What Blocks the Transition and What Removes the Blocks

The barriers to regenerative transition are not technical. The knowledge exists. The yields are documented. The economics are favorable at full-cost accounting. The blocks are institutional:

Subsidy structures: U.S. farm subsidies pay per bushel of commodity crops, incentivizing monoculture scale regardless of soil outcome. European Common Agricultural Policy payments are based on hectarage, not ecological performance. Redirecting a fraction of existing subsidy flows toward soil organic matter targets would accelerate transition without new net spending.

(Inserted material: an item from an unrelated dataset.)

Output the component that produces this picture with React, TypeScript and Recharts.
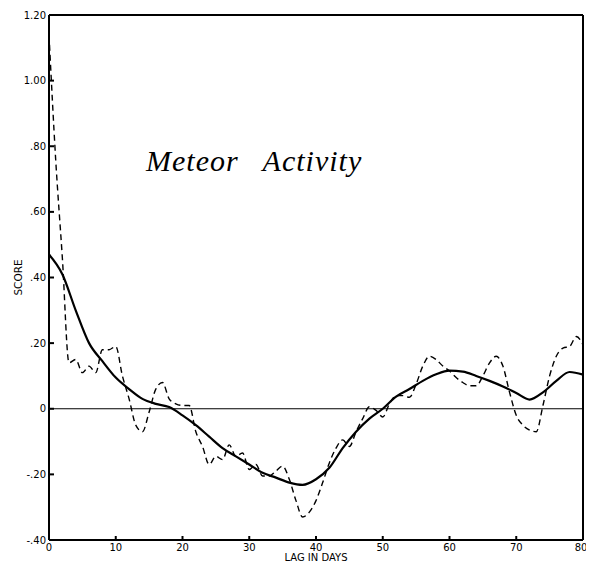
import { LineChart, Line, XAxis, YAxis, ReferenceLine } from 'recharts';

// lag in days (dashed series has one value per day)
const days = Array.from({ length: 81 }, (_, i) => i);

const rawScore = [
  1.14, 0.76, 0.46, 0.14, 0.15, 0.11, 0.13, 0.11, 0.18, 0.18,
  0.19, 0.1, 0.03, -0.05, -0.07, -0.01, 0.06, 0.08, 0.03, 0.015,
  0.01, 0.01, -0.07, -0.115, -0.17, -0.145, -0.155, -0.11, -0.145, -0.135,
  -0.185, -0.17, -0.205, -0.205, -0.19, -0.175, -0.215, -0.28, -0.33, -0.315,
  -0.28, -0.225, -0.165, -0.12, -0.095, -0.115, -0.07, -0.03, 0.006, -0.005,
  -0.025, 0.015, 0.04, 0.04, 0.035, 0.075, 0.13, 0.16, 0.15, 0.13,
  0.115, 0.095, 0.08, 0.07, 0.07, 0.1, 0.14, 0.16, 0.13, 0.05,
  -0.02, -0.05, -0.065, -0.07, 0.01, 0.1, 0.16, 0.185, 0.19, 0.22,
  0.195,
];

// smoothed curve, read every 2 days
const smoothDays = [
  0, 2, 4, 6, 8, 10, 12, 14, 16, 18, 20, 22, 24, 26, 28, 30, 32, 34, 36, 38,
  40, 42, 44, 46, 48, 50, 52, 54, 56, 58, 60, 62, 64, 66, 68, 70, 72, 74, 76, 78, 80,
];
const smoothScore = [
  0.47, 0.41, 0.3, 0.2, 0.145, 0.095, 0.06, 0.03, 0.015, 0.005,
  -0.02, -0.05, -0.085, -0.12, -0.145, -0.17, -0.195, -0.21, -0.225, -0.232,
  -0.215, -0.18, -0.12, -0.07, -0.03, 0.0, 0.037, 0.06, 0.085, 0.105,
  0.116, 0.113, 0.1, 0.085, 0.068, 0.048, 0.028, 0.05, 0.085, 0.112,
  0.104,
];

const xTicks = [0, 10, 20, 30, 40, 50, 60, 70, 80];
const yTicks = [-0.4, -0.2, 0, 0.2, 0.4, 0.6, 0.8, 1.0, 1.2];

const data = days.map((d, i) => {
  const j = smoothDays.indexOf(d);
  return { day: d, raw: rawScore[i], smooth: j >= 0 ? smoothScore[j] : null };
});

const fmtY = (v: number) => {
  if (Math.abs(v) < 1e-9) return '0';
  const s = Math.abs(v).toFixed(2).replace(/^0/, '');
  return v < 0 ? '-' + s : s;
};

const tickStyle = { fontSize: 10, fill: '#000', fontFamily: 'DejaVu Sans' };

export default function App() {
  return (
    <div style={{ position: 'relative', width: 578, height: 556, background: '#fff' }}>
      <LineChart width={578} height={556} data={data} margin={{ top: 7, right: 0, left: 0, bottom: 0 }}>
        <XAxis
          dataKey="day"
          type="number"
          domain={[0, 80]}
          ticks={xTicks}
          tick={tickStyle}
          tickSize={-4}
          tickMargin={8}
          height={24}
          stroke="#000"
          strokeWidth={2}
          label={{ value: 'LAG IN DAYS', position: 'insideBottom', offset: 3, style: { ...tickStyle, textAnchor: 'middle' } }}
        />
        <YAxis
          yAxisId="left"
          type="number"
          domain={[-0.4, 1.2]}
          ticks={yTicks}
          tickFormatter={fmtY}
          tick={tickStyle}
          tickSize={-5}
          tickMargin={8}
          width={41}
          stroke="#000"
          strokeWidth={2}
          label={{ value: 'SCORE', angle: -90, position: 'insideLeft', offset: 10, style: { ...tickStyle, fontSize: 10.5, textAnchor: 'middle' } }}
        />
        <YAxis
          yAxisId="right"
          orientation="right"
          type="number"
          domain={[-0.4, 1.2]}
          ticks={yTicks}
          tickFormatter={() => ''}
          tickSize={-5}
          width={3}
          stroke="#000"
          strokeWidth={2}
        />
        <ReferenceLine yAxisId="left" y={1.2} stroke="#000" strokeWidth={2} />
        <ReferenceLine yAxisId="left" y={0} stroke="#000" strokeWidth={1.2} />
        <Line
          yAxisId="left"
          type="monotone"
          dataKey="raw"
          stroke="#000"
          strokeWidth={1.4}
          strokeDasharray="6 4"
          dot={false}
          isAnimationActive={false}
        />
        <Line
          yAxisId="left"
          type="monotone"
          dataKey="smooth"
          stroke="#000"
          strokeWidth={2.2}
          dot={false}
          connectNulls
          isAnimationActive={false}
        />
      </LineChart>
      <div
        style={{
          position: 'absolute',
          left: 138,
          top: 136,
          fontFamily: 'Liberation Serif',
          fontStyle: 'italic',
          fontSize: 30,
          wordSpacing: 16,
          letterSpacing: 1,
          color: '#000',
          whiteSpace: 'nowrap',
        }}
      >
        Meteor Activity
      </div>
    </div>
  );
}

Crop insurance design: Insurance programs that cover commodity monocultures but not diversified systems create risk asymmetry against regenerative farms. Fixing this requires regulatory change but no new technology.

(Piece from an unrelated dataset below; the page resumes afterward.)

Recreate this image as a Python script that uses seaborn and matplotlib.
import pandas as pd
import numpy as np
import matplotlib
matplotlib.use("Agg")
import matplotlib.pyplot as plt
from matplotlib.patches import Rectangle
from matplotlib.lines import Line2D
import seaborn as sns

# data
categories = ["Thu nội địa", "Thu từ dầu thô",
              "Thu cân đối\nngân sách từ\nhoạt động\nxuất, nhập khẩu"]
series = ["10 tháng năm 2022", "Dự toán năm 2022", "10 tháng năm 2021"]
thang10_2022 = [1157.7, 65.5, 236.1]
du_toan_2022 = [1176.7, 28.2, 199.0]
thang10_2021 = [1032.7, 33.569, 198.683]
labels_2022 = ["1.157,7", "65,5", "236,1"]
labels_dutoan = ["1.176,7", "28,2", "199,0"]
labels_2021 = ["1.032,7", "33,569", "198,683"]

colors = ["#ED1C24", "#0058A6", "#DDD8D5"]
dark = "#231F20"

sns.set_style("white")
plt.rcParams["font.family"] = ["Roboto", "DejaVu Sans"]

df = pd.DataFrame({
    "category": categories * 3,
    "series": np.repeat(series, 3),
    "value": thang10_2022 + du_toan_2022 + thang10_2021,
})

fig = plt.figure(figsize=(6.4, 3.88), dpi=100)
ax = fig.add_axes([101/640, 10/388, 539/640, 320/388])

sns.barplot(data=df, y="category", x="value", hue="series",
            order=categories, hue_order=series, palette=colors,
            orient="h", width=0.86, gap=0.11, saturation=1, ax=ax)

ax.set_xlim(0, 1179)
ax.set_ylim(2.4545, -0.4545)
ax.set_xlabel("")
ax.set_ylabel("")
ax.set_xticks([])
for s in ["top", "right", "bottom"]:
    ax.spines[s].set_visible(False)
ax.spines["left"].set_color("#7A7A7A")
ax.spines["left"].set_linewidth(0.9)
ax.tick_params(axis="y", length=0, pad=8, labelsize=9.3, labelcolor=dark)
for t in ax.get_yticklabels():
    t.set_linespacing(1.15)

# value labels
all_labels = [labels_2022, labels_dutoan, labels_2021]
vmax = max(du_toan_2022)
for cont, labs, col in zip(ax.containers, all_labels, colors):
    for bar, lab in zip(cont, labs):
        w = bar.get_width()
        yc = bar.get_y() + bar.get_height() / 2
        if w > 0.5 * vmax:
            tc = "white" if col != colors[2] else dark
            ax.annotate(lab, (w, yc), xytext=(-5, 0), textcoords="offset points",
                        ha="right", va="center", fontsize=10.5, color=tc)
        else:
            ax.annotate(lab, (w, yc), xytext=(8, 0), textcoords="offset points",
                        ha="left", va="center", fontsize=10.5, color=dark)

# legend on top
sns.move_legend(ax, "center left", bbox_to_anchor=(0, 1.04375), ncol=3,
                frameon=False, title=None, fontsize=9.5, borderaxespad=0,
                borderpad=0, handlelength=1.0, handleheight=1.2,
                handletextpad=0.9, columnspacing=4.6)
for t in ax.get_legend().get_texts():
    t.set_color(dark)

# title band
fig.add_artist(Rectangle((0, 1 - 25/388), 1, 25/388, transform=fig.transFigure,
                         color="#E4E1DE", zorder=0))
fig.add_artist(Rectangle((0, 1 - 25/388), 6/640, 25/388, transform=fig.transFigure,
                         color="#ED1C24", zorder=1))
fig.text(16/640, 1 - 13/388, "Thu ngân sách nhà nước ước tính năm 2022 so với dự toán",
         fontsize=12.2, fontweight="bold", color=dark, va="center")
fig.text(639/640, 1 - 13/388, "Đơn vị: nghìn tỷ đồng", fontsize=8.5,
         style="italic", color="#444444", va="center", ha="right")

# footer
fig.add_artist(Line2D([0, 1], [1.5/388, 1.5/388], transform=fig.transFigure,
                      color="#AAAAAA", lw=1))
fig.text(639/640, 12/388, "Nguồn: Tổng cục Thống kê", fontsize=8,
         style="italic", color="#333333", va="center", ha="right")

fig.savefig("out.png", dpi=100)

Extension service capture: In most countries, agricultural extension services are functionally operated by or in close coordination with agrochemical and seed companies. Rebuilding independent public extension — or supporting farmer-led networks as alternatives — is a prerequisite for widespread knowledge transfer.

Land tenure insecurity: Tenant farmers farming on one-year leases have no economic incentive to invest in soil that will belong to the next tenant. Secure tenure, or long-term leases with soil improvement clauses, changes the calculus.

None of these barriers are natural laws. They are policy choices that can be reversed. The transition to 10 million regenerative farms does not require new technology. It requires removing the institutional architecture that makes the current system artificially profitable and the alternative artificially difficult.

The civilization that manages this transition in the next two decades will have built the agricultural foundation for the next thousand years. The one that does not will be managing progressive soil loss, water scarcity, and food price instability on a warming planet with degraded land. The choice is in front of every farmer, every policy designer, and every person who eats — which, at last count, was all of them.